Decision-making enablement with simplicity and timeliness
- Nick Wright
- Mar 3
- 2 min read
Client:
Based in Montreal, our partner is a leading Canadian e-Commerce company specialising in a wide range of products, with a primary focus on entertainment items. They offer an extensive online catalogue, catering to diverse customer needs in the entertainment sector. They operate in a sector undergoing significant change, thus speed and accuracy of their insights is of critical importance.
The Problem:
We were engaged by the CEO of an eCommerce company based in Canada, to assist them in solving a forecasting challenge. They had a wealth of data, established marketing segments, but they wanted to make smarter commercial and marketing decisions leveraging sales projections. Put simply, our partner had limited knowledge around best use of data for driving better decisions.
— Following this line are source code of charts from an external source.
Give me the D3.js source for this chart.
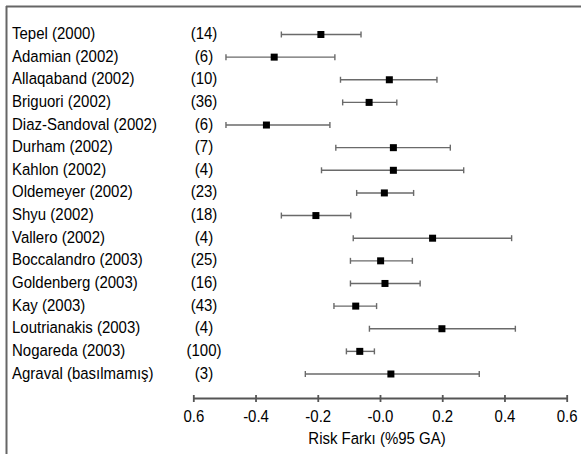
<!DOCTYPE html>
<html>
<head>
<meta charset="utf-8">
<script src="https://cdn.jsdelivr.net/npm/d3@7/dist/d3.min.js"></script>
<style>
  html, body { margin: 0; padding: 0; background: #fff; }
  svg { display: block; font-family: "Liberation Sans", Arial, Helvetica, sans-serif; }
</style>
</head>
<body>
<svg id="chart" width="581" height="454"></svg>
<script>
const studies = ["Tepel (2000)", "Adamian (2002)", "Allaqaband (2002)", "Briguori (2002)",
  "Diaz-Sandoval (2002)", "Durham (2002)", "Kahlon (2002)", "Oldemeyer (2002)", "Shyu (2002)",
  "Vallero (2002)", "Boccalandro (2003)", "Goldenberg (2003)", "Kay (2003)",
  "Loutrianakis (2003)", "Nogareda (2003)", "Agraval (basılmamış)"];
const counts = ["(14)", "(6)", "(10)", "(36)", "(6)", "(7)", "(4)", "(23)", "(18)", "(4)",
  "(25)", "(16)", "(43)", "(4)", "(100)", "(3)"];
const estimate = [-0.19, -0.34, 0.03, -0.035, -0.365, 0.043, 0.043, 0.014, -0.206, 0.169,
  0.002, 0.016, -0.078, 0.199, -0.065, 0.035];
const lower = [-0.317, -0.495, -0.127, -0.12, -0.495, -0.142, -0.188, -0.075, -0.317, -0.086,
  -0.095, -0.095, -0.148, -0.034, -0.108, -0.24];
const upper = [-0.061, -0.145, 0.183, 0.054, -0.161, 0.226, 0.269, 0.108, -0.094, 0.423,
  0.104, 0.129, -0.011, 0.435, -0.018, 0.319];
const tickValues = [-0.6, -0.4, -0.2, 0.0, 0.2, 0.4, 0.6];
const tickLabels = ["0.6", "-0.4", "-0.2", "-0.0", "0.2", "0.4", "0.6"];
const axisTitle = "Risk Farkı (%95 GA)";

const svg = d3.select("#chart");
const FS = 15, SY = 1.1;

// frame (top and left edges visible)
svg.append("line").attr("x1", 6).attr("x2", 581).attr("y1", 6.5).attr("y2", 6.5)
  .attr("stroke", "#666").attr("stroke-width", 2);
svg.append("line").attr("x1", 6.5).attr("x2", 6.5).attr("y1", 6).attr("y2", 454)
  .attr("stroke", "#666").attr("stroke-width", 2);

const x = d3.scaleLinear().domain([-0.6, 0.6]).range([193.3, 566.7]);
const y = d3.scalePoint().domain(d3.range(studies.length)).range([34.5, 374]);

const rows = studies.map((s, i) => ({ s, n: counts[i], e: estimate[i], lo: lower[i], hi: upper[i], i }));

const g = svg.append("g");
const row = g.selectAll("g.row").data(rows).enter().append("g").attr("class", "row");

row.append("text").attr("transform", d => `translate(12,${y(d.i) + 4.5}) scale(1,${SY})`)
  .attr("font-size", FS).attr("fill", "#000").text(d => d.s);
row.append("text").attr("transform", d => `translate(204,${y(d.i) + 4.5}) scale(1,${SY})`)
  .attr("text-anchor", "middle").attr("font-size", FS).attr("fill", "#000").text(d => d.n);

row.append("line").attr("x1", d => x(d.lo)).attr("x2", d => x(d.hi))
  .attr("y1", d => y(d.i)).attr("y2", d => y(d.i))
  .attr("stroke", "#6a6a6a").attr("stroke-width", 1.4);
row.append("line").attr("x1", d => x(d.lo)).attr("x2", d => x(d.lo))
  .attr("y1", d => y(d.i) - 3).attr("y2", d => y(d.i) + 3)
  .attr("stroke", "#6a6a6a").attr("stroke-width", 1.4);
row.append("line").attr("x1", d => x(d.hi)).attr("x2", d => x(d.hi))
  .attr("y1", d => y(d.i) - 3).attr("y2", d => y(d.i) + 3)
  .attr("stroke", "#6a6a6a").attr("stroke-width", 1.4);
row.append("rect").attr("x", d => x(d.e) - 3.5).attr("y", d => y(d.i) - 3.5)
  .attr("width", 7).attr("height", 7).attr("fill", "#000");

// axis
const axis = d3.axisBottom(x).tickValues(tickValues)
  .tickFormat((d, i) => tickLabels[i]).tickSize(4).tickSizeOuter(0).tickPadding(10);
const ax = svg.append("g").attr("transform", "translate(0,398)").call(axis);
ax.select(".domain").attr("stroke", "#555").attr("stroke-width", 1.8);
ax.selectAll(".tick line").attr("stroke", "#555").attr("stroke-width", 1.8).attr("y1", -3).attr("y2", 4);
ax.selectAll(".tick text").attr("font-size", FS).attr("fill", "#000")
  .attr("font-family", "'Liberation Sans', Arial, sans-serif")
  .attr("y", 0).attr("dy", null)
  .attr("transform", `translate(0,24) scale(1,${SY})`);

svg.append("text").attr("transform", `translate(${x(0) - 3},444) scale(1,${SY})`)
  .attr("text-anchor", "middle").attr("font-size", FS).attr("fill", "#000").text(axisTitle);
</script>
</body>
</html>
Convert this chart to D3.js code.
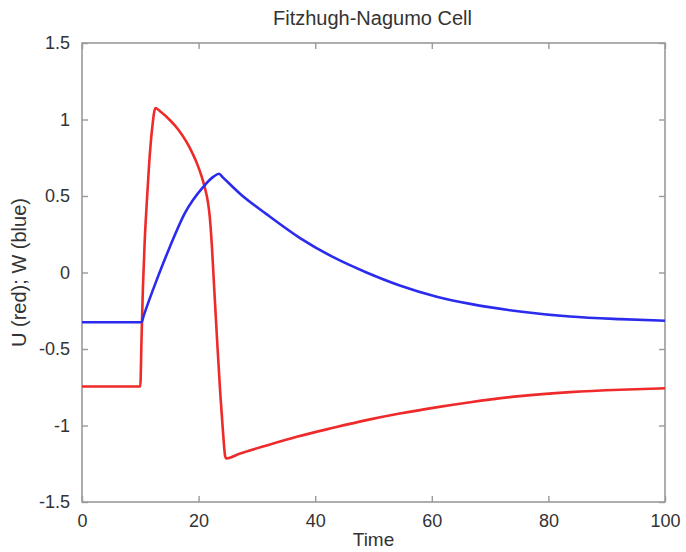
<!DOCTYPE html>
<html>
<head>
<meta charset="utf-8">
<script src="https://cdn.jsdelivr.net/npm/d3@7"></script>
<style>
  html, body { margin: 0; padding: 0; background: #fff; }
  svg { display: block; font-family: "Liberation Sans", Arial, sans-serif; }
</style>
</head>
<body>
<svg id="chart" width="686" height="552"></svg>
<script>
// Fitzhugh-Nagumo cell response: membrane variable U and recovery variable W over time
const timeU = [0, 10, 10.2, 10.45, 10.75, 11.1, 11.5, 12.0, 12.6, 13.5, 15.1, 16.5, 17.9, 19.0, 19.8, 20.5, 21.1, 21.6, 21.9, 22.3, 22.7, 23.2, 23.7, 24.2, 24.55, 24.75, 27.0, 31.7, 37.0, 43.1, 48.8, 54.5, 61.0, 66.6, 75.1, 83.7, 92.3, 100];
const valuesU = [-0.745, -0.745, -0.45, -0.10, 0.20, 0.45, 0.70, 0.93, 1.075, 1.05, 0.995, 0.935, 0.855, 0.775, 0.705, 0.63, 0.55, 0.46, 0.37, 0.16, -0.12, -0.46, -0.78, -1.05, -1.20, -1.215, -1.185, -1.13, -1.072, -1.015, -0.965, -0.922, -0.88, -0.848, -0.808, -0.782, -0.766, -0.757];

const timeW = [0, 10.2, 10.6, 12.8, 15.1, 17.6, 20.8, 22.5, 23.5, 24.2, 27.1, 31.7, 37.4, 43.1, 48.8, 54.5, 61.0, 66.6, 75.1, 83.7, 92.3, 100];
const valuesW = [-0.325, -0.325, -0.28, -0.05, 0.17, 0.385, 0.56, 0.625, 0.645, 0.62, 0.515, 0.38, 0.225, 0.10, 0.0, -0.085, -0.16, -0.205, -0.255, -0.288, -0.305, -0.315];

const xTicks = [0, 20, 40, 60, 80, 100];
const yTicks = [-1.5, -1, -0.5, 0, 0.5, 1, 1.5];
const yTickLabels = ["-1.5", "-1", "-0.5", "0", "0.5", "1", "1.5"];

const titleText = "Fitzhugh-Nagumo Cell";
const xLabel = "Time";
const yLabel = "U (red); W (blue)";

const svg = d3.select("#chart");
const margin = { left: 82, top: 43, right: 21, bottom: 50 };
const W = 686 - margin.left - margin.right;
const H = 552 - margin.top - margin.bottom;

const x = d3.scaleLinear().domain([0, 100]).range([0, W]);
const y = d3.scaleLinear().domain([-1.5, 1.5]).range([H, 0]);

const g = svg.append("g").attr("transform", `translate(${margin.left},${margin.top})`);

const axisColor = "#9a9a9a";
const textColor = "#333";
const fontSize = 18;

// Plot box
g.append("rect")
  .attr("x", 0).attr("y", 0).attr("width", W).attr("height", H)
  .attr("fill", "none").attr("stroke", axisColor).attr("stroke-width", 1.6);

// Inward ticks on all four sides
const tickLen = 6;
function styleAxis(sel) {
  sel.select(".domain").remove();
  sel.selectAll(".tick line").attr("stroke", axisColor).attr("stroke-width", 1.4);
  sel.selectAll(".tick text").attr("fill", textColor).style("font-size", fontSize + "px");
}

const xBottom = g.append("g").attr("transform", `translate(0,${H})`)
  .call(d3.axisBottom(x).tickValues(xTicks).tickFormat(d3.format("d")).tickSizeInner(-tickLen).tickSizeOuter(0).tickPadding(12));
styleAxis(xBottom);

const xTop = g.append("g")
  .call(d3.axisTop(x).tickValues(xTicks).tickFormat("").tickSizeInner(-tickLen).tickSizeOuter(0));
styleAxis(xTop);

const yLeft = g.append("g")
  .call(d3.axisLeft(y).tickValues(yTicks).tickFormat((d, i) => yTickLabels[i]).tickSizeInner(-tickLen).tickSizeOuter(0).tickPadding(12));
styleAxis(yLeft);

const yRight = g.append("g").attr("transform", `translate(${W},0)`)
  .call(d3.axisRight(y).tickValues(yTicks).tickFormat("").tickSizeInner(-tickLen).tickSizeOuter(0));
styleAxis(yRight);

// Curves
const line = d3.line().x(d => x(d[0])).y(d => y(d[1])).curve(d3.curveMonotoneX);
const seriesU = timeU.map((t, i) => [t, valuesU[i]]);
const seriesW = timeW.map((t, i) => [t, valuesW[i]]);

g.append("path").datum(seriesU)
  .attr("d", line).attr("fill", "none")
  .attr("stroke", "#ee2a2a").attr("stroke-width", 2.6).attr("stroke-linejoin", "round");

g.append("path").datum(seriesW)
  .attr("d", line).attr("fill", "none")
  .attr("stroke", "#2b2bee").attr("stroke-width", 2.6).attr("stroke-linejoin", "round");

// Title and axis labels
svg.append("text")
  .attr("x", margin.left + W / 2 - 1).attr("y", 25)
  .attr("text-anchor", "middle").attr("fill", textColor)
  .style("font-size", "20px").text(titleText);

svg.append("text")
  .attr("x", margin.left + W / 2).attr("y", 546)
  .attr("text-anchor", "middle").attr("fill", textColor)
  .style("font-size", "19px").text(xLabel);

svg.append("text")
  .attr("transform", `translate(26,${margin.top + H / 2}) rotate(-90)`)
  .attr("text-anchor", "middle").attr("fill", textColor)
  .style("font-size", "20px").text(yLabel);
</script>
</body>
</html>
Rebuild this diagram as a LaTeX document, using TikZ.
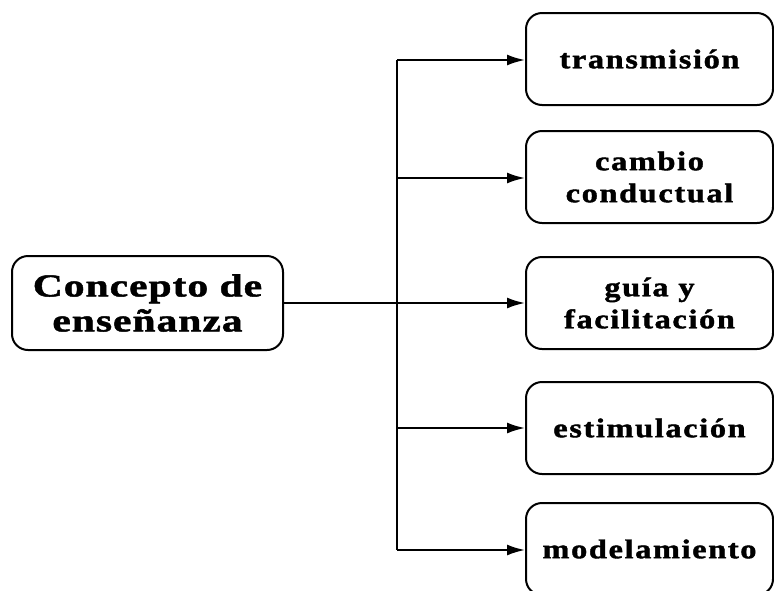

The objective was to enable the CEO to have confidence in baseline sales projections without delivering a technologically cumbersome and costly solution.
The Solution:
The solution was a forecasting tool delivered with a two-stage approach. The first component was to ensure engagement through a series of demonstrations and visualisation sessions that minimised complexity and highlighted key insights. The second stage was the development of a high-level dashboard telling the story of 5 key metrics, split by segment-defined dimensions, updated weekly.
The Outcome:
Confidence was garnered in the forecasts and the "expected run-rate" for the coming 4 weeks was generated for the 5 metrics, enabling broader commercial discussions about major variances. As confidence grew in the baseline forecasts, the company was able to identify valuable trends in their segments, but that wasn't all. Attitudes of key decision makers started to change as they began to think about performance through a data lens, a vital step towards instilling a data-driven culture.
Next Steps:
This led to further interrogation of their sales data. Leveraging their existing sales funnel, the company discovered that repeat-purchase customers are more than 12x more likely to make a 3rd purchase than what single-purchase customers are to make a second purchase. This informed their offer strategy, and they shifted budget towards single-purchase customers, and saw a 4x increase in repeat purchases YoY.